Friday, January 27, 2017

The Monsters Outside the Circle of the World

Art by Simon Roy
When posthuman intelligences began dismantling planets to build rudimentary Matrioshka brains, the apotheosis refusenik near-human remnant was cast out of their reservations to space habitat redoubts. Most of these continued in the relatively carefree people had lived on the now-recycled worlds, but in a few something went wrong. Sometimes very wrong.

The Weal (as the inhabitants now know it) is one of those places. After war and perhaps a period of utter barbarism, a roughly Medieval technology level society has emerged (amidst the half-functioning remnant of what came before) of androids (though they would think of themselves as "people," thank you): the artificial biologic beings once servants and playthings for the idle human rulers.

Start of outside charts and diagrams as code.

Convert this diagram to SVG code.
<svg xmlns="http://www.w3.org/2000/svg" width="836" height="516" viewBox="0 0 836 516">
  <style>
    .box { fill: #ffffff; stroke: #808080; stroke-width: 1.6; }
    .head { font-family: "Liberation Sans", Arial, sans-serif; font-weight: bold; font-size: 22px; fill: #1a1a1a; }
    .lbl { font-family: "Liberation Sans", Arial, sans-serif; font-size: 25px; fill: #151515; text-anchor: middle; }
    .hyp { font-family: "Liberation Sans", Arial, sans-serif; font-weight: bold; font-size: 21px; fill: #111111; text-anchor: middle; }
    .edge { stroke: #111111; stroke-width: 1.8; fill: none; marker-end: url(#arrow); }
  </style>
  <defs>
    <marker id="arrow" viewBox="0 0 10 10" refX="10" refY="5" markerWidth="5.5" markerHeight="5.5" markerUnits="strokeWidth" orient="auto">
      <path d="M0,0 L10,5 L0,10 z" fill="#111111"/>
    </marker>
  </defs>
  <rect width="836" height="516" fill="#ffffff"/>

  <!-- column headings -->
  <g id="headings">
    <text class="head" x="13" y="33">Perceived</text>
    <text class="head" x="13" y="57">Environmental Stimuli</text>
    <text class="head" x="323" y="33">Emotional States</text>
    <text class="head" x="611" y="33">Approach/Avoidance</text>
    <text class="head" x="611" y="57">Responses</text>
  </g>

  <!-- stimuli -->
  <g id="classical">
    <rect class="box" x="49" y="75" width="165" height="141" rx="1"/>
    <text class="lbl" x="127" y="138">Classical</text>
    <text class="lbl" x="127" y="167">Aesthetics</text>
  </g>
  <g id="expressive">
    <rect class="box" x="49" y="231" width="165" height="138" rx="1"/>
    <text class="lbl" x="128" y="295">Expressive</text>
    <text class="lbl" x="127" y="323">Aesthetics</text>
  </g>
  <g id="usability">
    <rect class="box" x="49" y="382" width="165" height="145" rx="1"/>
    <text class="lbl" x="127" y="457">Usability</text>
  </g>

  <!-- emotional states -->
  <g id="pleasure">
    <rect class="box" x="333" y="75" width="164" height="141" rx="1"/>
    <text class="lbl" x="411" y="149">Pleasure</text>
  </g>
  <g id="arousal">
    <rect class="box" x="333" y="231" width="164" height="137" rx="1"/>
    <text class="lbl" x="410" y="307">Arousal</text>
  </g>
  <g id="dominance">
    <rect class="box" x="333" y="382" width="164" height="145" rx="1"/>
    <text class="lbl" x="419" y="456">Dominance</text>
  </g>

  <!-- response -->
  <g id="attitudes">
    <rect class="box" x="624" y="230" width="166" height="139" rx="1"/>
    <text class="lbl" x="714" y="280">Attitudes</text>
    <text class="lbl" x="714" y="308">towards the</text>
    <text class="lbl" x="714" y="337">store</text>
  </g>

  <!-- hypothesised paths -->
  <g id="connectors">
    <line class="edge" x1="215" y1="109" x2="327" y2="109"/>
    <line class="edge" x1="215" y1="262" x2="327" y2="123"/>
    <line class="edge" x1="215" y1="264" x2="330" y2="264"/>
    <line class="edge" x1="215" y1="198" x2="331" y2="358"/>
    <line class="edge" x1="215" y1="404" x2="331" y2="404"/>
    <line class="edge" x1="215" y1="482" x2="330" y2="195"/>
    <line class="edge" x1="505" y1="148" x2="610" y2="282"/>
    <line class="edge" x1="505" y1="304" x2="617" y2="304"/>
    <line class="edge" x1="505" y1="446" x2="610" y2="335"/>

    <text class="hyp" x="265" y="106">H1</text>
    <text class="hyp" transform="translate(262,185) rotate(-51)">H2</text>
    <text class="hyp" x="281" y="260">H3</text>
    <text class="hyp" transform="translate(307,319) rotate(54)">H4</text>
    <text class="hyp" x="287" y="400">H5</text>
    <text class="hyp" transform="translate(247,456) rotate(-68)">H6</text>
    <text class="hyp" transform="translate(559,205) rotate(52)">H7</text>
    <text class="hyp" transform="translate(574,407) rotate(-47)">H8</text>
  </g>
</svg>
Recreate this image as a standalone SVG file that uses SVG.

Being an android has some advantages, not the least of which is the reality of resurrection, if you are attended to by the appropriate authority (i.e. super-user).

These post-human people have developed into tribes that carry some echo of their previous function: the clerics receive wisdom from the old god-machines, the fighters still hold as their sacred duty the protection of the Weal, and the wizards broker deals with spirits and command the various nanomachines and utility fogs gone quiescent or feral after their former masters forgot the eldritch codes to command them.

All these tribes or fraternities wind up battling monsters. Their is only so much space in the Weal, and the people need it. The lower, outer levels are the abodes of creatures once human (altered into strange forms by adaptive and cosmetic gememods gone wildly off model by natural selection unleashed), nanotech that will not be tamed, and in the outer, deepest levels there are posthuman sociopaths and grifters trying to break in.

The Weal is a dangerous place, but intrepid heroes can claw back the world from darkenss or die in the attempt.


Inspirations: Habitat, Starlost, Charles Stross's Saturn's Children universe, Numenera, Book of the Long Sun

1 comment:

Anonymous said...

Surely Metamorphosis Alpha would be another useful source of inspiration for such. I would play in such a setting.